CPPA seeks Rs1.23 per unit hike in power tariff
NEPRA is scheduled to hold a public hearing on CPPA's tariff petition on March 20.
ISLAMABAD (Dunya News) – The National Electric Power Regulatory Authority (NEPRA) has been recommended an increase of Rs1.23 per unit in power tariff, under the monthly fuel price adjustment adjustment cost for power distributing companies.
The Central Power Purchasing Agency (CPPA), in a tariff petition submitted on behalf of the power distribution companies (DISCOs), has requested NEPRA to jack up the power tariff on account of variation in the monthly fuel charges.

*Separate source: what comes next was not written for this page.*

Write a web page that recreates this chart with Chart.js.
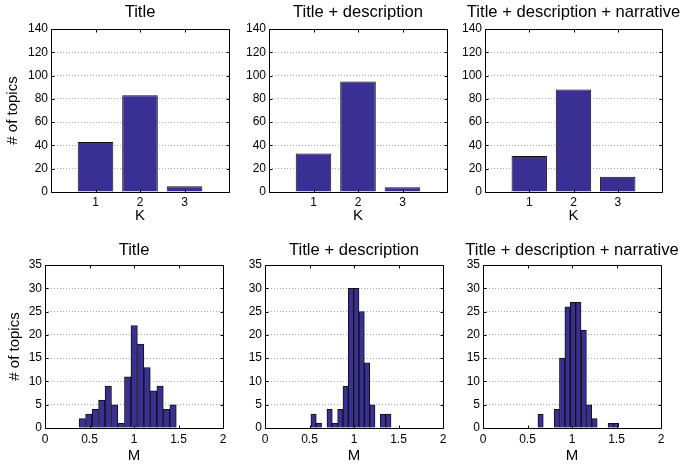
<!DOCTYPE html>
<html>
<head>
<meta charset="utf-8">
<title>Topics by K and M</title>
<script src="https://cdn.jsdelivr.net/npm/chart.js@4.4.1/dist/chart.umd.min.js"></script>
<style>
    html, body { margin: 0; padding: 0; background: #fff; overflow: hidden; }
    #page { position: relative; width: 683px; height: 466px; overflow: hidden; }
    canvas { position: absolute; }
</style>
</head>
<body>
<div id="page">
    <canvas id="kTitle"></canvas>
    <canvas id="kTitleDesc"></canvas>
    <canvas id="kTitleDescNarr"></canvas>
    <canvas id="mTitle"></canvas>
    <canvas id="mTitleDesc"></canvas>
    <canvas id="mTitleDescNarr"></canvas>
</div>
<script>
// panel titles
const panelTitles = ['Title', 'Title + description', 'Title + description + narrative'];

// top row: number of topics per K
const kValues = [1, 2, 3];
const kCountsTitle = [43, 83, 5];
const kCountsTitleDesc = [33, 95, 4];
const kCountsTitleDescNarr = [31, 88, 13];
const kYTicks = [0, 20, 40, 60, 80, 100, 120, 140];

// bottom row: histograms of M (bin centres)
const mCentersTitle = [0.419, 0.492, 0.565, 0.638, 0.711, 0.783, 0.856, 0.929, 1.002, 1.075, 1.147, 1.220, 1.293, 1.366, 1.439];
const mCountsTitle = [2, 3, 4, 6, 9, 5, 1, 11, 22, 18, 13, 8, 9, 4, 5];

const mCentersTitleDesc = [0.546, 0.606, 0.666, 0.726, 0.786, 0.846, 0.906, 0.966, 1.026, 1.086, 1.146, 1.206, 1.266, 1.326, 1.386];
const mCountsTitleDesc = [3, 1, 0, 4, 1, 4, 9, 30, 30, 25, 14, 5, 0, 3, 3];

const mCentersTitleDescNarr = [0.647, 0.708, 0.768, 0.829, 0.889, 0.950, 1.011, 1.071, 1.132, 1.192, 1.253, 1.314, 1.374, 1.435, 1.495];
const mCountsTitleDescNarr = [3, 0, 0, 4, 15, 26, 27, 27, 21, 5, 2, 0, 0, 1, 1];

const mXTicks = [0, 0.5, 1, 1.5, 2];
const mYTicks = [0, 5, 10, 15, 20, 25, 30, 35];

const FONT = "'Liberation Sans', Arial, Helvetica, sans-serif";
const BAR_FILL = '#3a2f93';
const BAR_EDGE = '#111111';

// MATLAB-like box with inward tick marks
const boxPlugin = {
    id: 'matlabBox',
    afterDatasetsDraw(chart) {
        const { ctx, chartArea: a, scales } = chart;
        const l = Math.round(a.left) + 0.5;
        const r = Math.round(a.right) + 0.5;
        const t = Math.round(a.top) + 0.5;
        const b = Math.round(a.bottom) + 0.5;
        ctx.save();
        ctx.strokeStyle = '#000';
        ctx.lineWidth = 1;
        ctx.beginPath();
        scales.x.ticks.forEach(tick => {
            const px = Math.round(scales.x.getPixelForValue(tick.value)) + 0.5;
            ctx.moveTo(px, b); ctx.lineTo(px, b - 3);
            ctx.moveTo(px, t); ctx.lineTo(px, t + 3);
        });
        scales.y.ticks.forEach(tick => {
            const py = Math.round(scales.y.getPixelForValue(tick.value)) + 0.5;
            ctx.moveTo(l, py); ctx.lineTo(l + 3, py);
            ctx.moveTo(r, py); ctx.lineTo(r - 3, py);
        });
        ctx.rect(l, t, r - l, b - t);
        ctx.stroke();
        ctx.restore();
    }
};

function placeCanvas(id, box) {
    const canvas = document.getElementById(id);
    canvas.width = box.width;
    canvas.height = box.height;
    canvas.style.left = box.left + 'px';
    canvas.style.top = box.top + 'px';
    return canvas.getContext('2d');
}

function renderPanel(id, box, cfg) {
    const ctx = placeCanvas(id, box);
    return new Chart(ctx, {
        type: 'bar',
        data: {
            datasets: [{
                data: cfg.xs.map((x, i) => ({ x: x, y: cfg.ys[i] })),
                backgroundColor: BAR_FILL,
                borderColor: BAR_EDGE,
                borderWidth: 1,
                barPercentage: cfg.barPct,
                categoryPercentage: 1,
                xAxisID: 'x',
                yAxisID: 'y'
            }]
        },
        options: {
            responsive: false,
            animation: false,
            devicePixelRatio: 1,
            layout: { padding: { left: 0, right: box.padRight, top: 0, bottom: box.padBottom } },
            plugins: {
                legend: { display: false },
                tooltip: { enabled: false },
                title: {
                    display: true,
                    text: cfg.title,
                    color: '#000',
                    font: { family: FONT, size: 16.6, weight: 'normal' },
                    padding: { top: box.titlePadTop, bottom: box.titlePadBottom }
                }
            },
            scales: {
                x: {
                    type: 'linear',
                    axis: 'x',
                    position: 'bottom',
                    offset: false,
                    min: cfg.xMin,
                    max: cfg.xMax,
                    afterBuildTicks: s => { s.ticks = cfg.xTicks.map(v => ({ value: v })); },
                    ticks: {
                        font: { family: FONT, size: 12 }, color: '#000', padding: box.tickPad, maxRotation: 0,
                        callback: v => String(v)
                    },
                    grid: { display: false, drawTicks: false },
                    border: { display: false },
                    title: {
                        display: true, text: cfg.xLabel, color: '#000',
                        font: { family: FONT, size: 15 }, padding: { top: 4, bottom: 4 }
                    },
                    afterFit: s => { s.height = box.xAxisHeight; }
                },
                y: {
                    type: 'linear',
                    position: 'left',
                    min: cfg.yTicks[0],
                    max: cfg.yTicks[cfg.yTicks.length - 1],
                    afterBuildTicks: s => { s.ticks = cfg.yTicks.map(v => ({ value: v })); },
                    ticks: { font: { family: FONT, size: 12 }, color: '#000', padding: 3, callback: v => String(v) },
                    grid: { color: '#a8a8a8', lineWidth: 1, drawTicks: false },
                    border: { display: false, dash: [1, 2] },
                    title: {
                        display: !!cfg.yLabel, text: cfg.yLabel || '', color: '#000',
                        font: { family: FONT, size: 15 }, padding: { top: box.yTitlePad, bottom: 0 }
                    },
                    afterFit: s => { s.width = box.yAxisWidth; }
                },
                // empty right axis, same width as the left one, so the title centres on the plot box
                yr: {
                    type: 'linear',
                    axis: 'y',
                    position: 'right',
                    display: true,
                    ticks: { display: false },
                    grid: { display: false, drawTicks: false },
                    border: { display: false },
                    afterFit: s => { s.width = box.yAxisWidth; }
                }
            }
        },
        plugins: [boxPlugin]
    });
}

// canvas frames so that the plot areas land where the reference has them
function topBox(areaLeft, areaRight, yAxisWidth, yTitlePad) {
    const left = areaLeft - yAxisWidth;
    return {
        left: left, top: 0, width: areaRight + yAxisWidth - left, height: 240,
        padRight: 0, padBottom: 11,
        yAxisWidth: yAxisWidth, yTitlePad: yTitlePad,
        titlePadTop: 2.84, titlePadBottom: 6.24, xAxisHeight: 37, tickPad: 3
    };
}

function bottomBox(areaLeft, areaRight, yAxisWidth, yTitlePad) {
    const left = areaLeft - yAxisWidth;
    return {
        left: left, top: 232, width: areaRight + yAxisWidth - left, height: 240,
        padRight: 0, padBottom: 3,
        yAxisWidth: yAxisWidth, yTitlePad: yTitlePad,
        titlePadTop: 8.04, titlePadBottom: 5.04, xAxisHeight: 41, tickPad: 4.4
    };
}

document.addEventListener('DOMContentLoaded', () => {
    const kBase = { xs: kValues, xMin: 0, xMax: 4, xTicks: kValues, yTicks: kYTicks, xLabel: 'K', barPct: 0.8 };
    renderPanel('kTitle', topBox(51, 229, 51, 4),
        { ...kBase, ys: kCountsTitle, title: panelTitles[0], yLabel: '# of topics' });
    renderPanel('kTitleDesc', topBox(269, 447, 40, 0),
        { ...kBase, ys: kCountsTitleDesc, title: panelTitles[1] });
    renderPanel('kTitleDescNarr', topBox(485, 662, 40, 0),
        { ...kBase, ys: kCountsTitleDescNarr, title: panelTitles[2] });

    const mBase = { xMin: 0, xMax: 2, xTicks: mXTicks, yTicks: mYTicks, xLabel: 'M', barPct: 1 };
    renderPanel('mTitle', bottomBox(45, 223, 45, 6),
        { ...mBase, xs: mCentersTitle, ys: mCountsTitle, title: panelTitles[0], yLabel: '# of topics' });
    renderPanel('mTitleDesc', bottomBox(265, 443, 40, 0),
        { ...mBase, xs: mCentersTitleDesc, ys: mCountsTitleDesc, title: panelTitles[1] });
    renderPanel('mTitleDescNarr', bottomBox(483, 661, 40, 0),
        { ...mBase, xs: mCentersTitleDescNarr, ys: mCountsTitleDescNarr, title: panelTitles[2] });
});
</script>
</body>
</html>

NEPRA is scheduled to hold a public hearing on CPPA’s tariff petition on March 20. The power regulator has invited all the interested/affected parties to raise written/oral objection as permissible under the law.
According to NEPRA, an increase of Rs1.23 per kWh over the reference fuel charges, while Rs5.20 per kWh for DISCOs was the production cost while consumers were charged at Rs3.97 per kWh, has been proposed by the CPPA for the month of February.
As per the documents, the total energy generated in February was 6,686.81 Gigawatt hours, while net delivered to DISCOs was 6,425.29GWh. During the month under review, power generation from hydel sources remained at 1,522.60GWh (22.77pc), coal 1,167.69GWh (17.46pc), residual fuel oil 112.35GWh (1.68pc), gas 1,595.08GWh (23.85pc), re-gasified liquefied natural gas 1,129.23GWh (16.89pc), nuclear 744.03GWh (11.13pc), Iranian import 28.38GWh (0.42pc), mixed 23.49GWh, wind 212.51GWh (3.18pc), bagasse 98.53GWh (1.47pc) and solar 52.93GWh (0.79pc).
Pursuant to Section 31(7) of the NEPRA Act (XL of 1997) and the mechanism for monthly fuel price adjustments prescribed by NEPRA in the tariff determination of ex-WAPDA DISCOs, the authority has to review and revise the tariff on account of any variation in the fuel charges on monthly basis.
Analysts have said that power generation from dams has been reduced to due heavy snowfall in northern areas of Pakistan, causing hindrance in water flow. To cope with the requirement, power distribution companies have been using oil and LNG for power production.